Should you, therefore, buy it now, or may be later?
A simple way to invest in gold is with the Exchange Traded Fund (ETF) called GLD (NYSE:GLD). So, let’s assess its price chart to answer the question more objectively.
Applying the Elliott Wave Principle (EWP) to this ETF, as well as several technical indicators, I find GLD is reaching maximum overbought levels. Also, it has surpassed, i.e., called “extended” in EWP terms, my
initial daily-forecasted upside targets (green boxes). That’s a sign of a bull market: upside surprises and downside disappoints. Some negative divergences (red dotted arrows) are creeping in, foretelling us of a
potential pullback before resuming higher considering the current strength. In EWP-terms, I would label the current advance as green wave-3, the pending pullback as wave-4, and then the next more significant rally as green wave-5. See figure 1 below.
Figure 1. GLD daily candlestick chart with EWP count.
As long as the green wave-4 pullback holds the $179 level on a closing basis, I anticipate GLD to reach $197.50-213.00 for wave-5. This price target zone is rather large at this moment because I do not know yet how low wave-4 will go, and how much wave-5 will extend. The 5th waves are often between 0.618 to 1.000x the length of wave-1. Once that upper target zone is reached, it should complete red wave-iii.

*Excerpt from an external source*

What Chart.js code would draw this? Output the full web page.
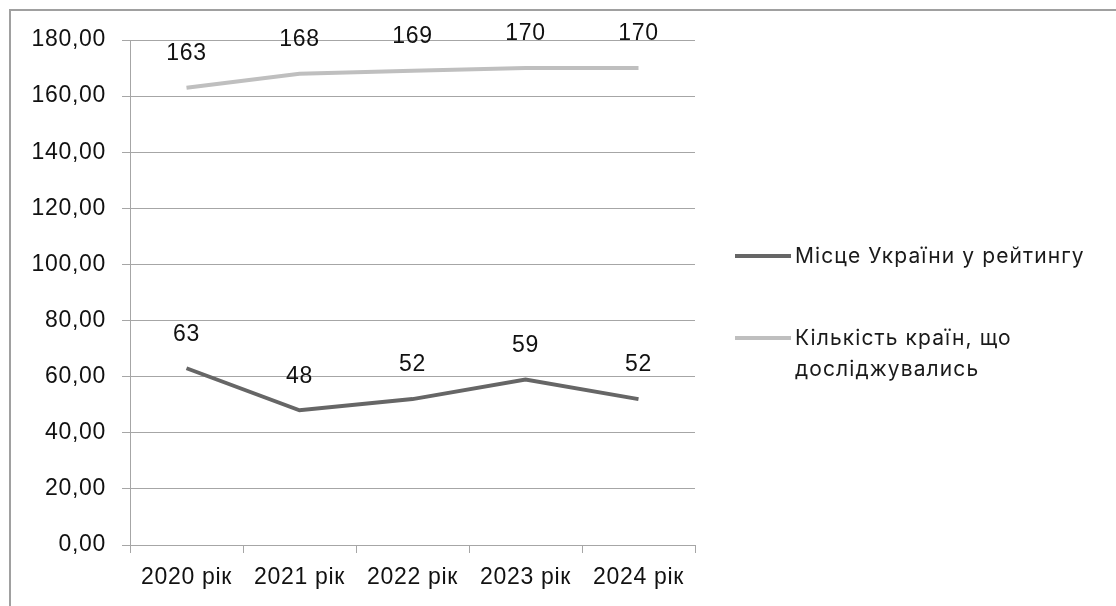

GLD should then experience another (larger) pullback, wave-iv, which will hold above the green wave-4 low at ideally around $185-188, before an even more significant 5th wave to new uptrend highs (think
mid to high $200s) should take place. Thus, based on the price charts, technical indicators, and EWP, it may be more advantageous to wait for the next pullback before entering GLD. As long as $179 holds, I expect higher prices.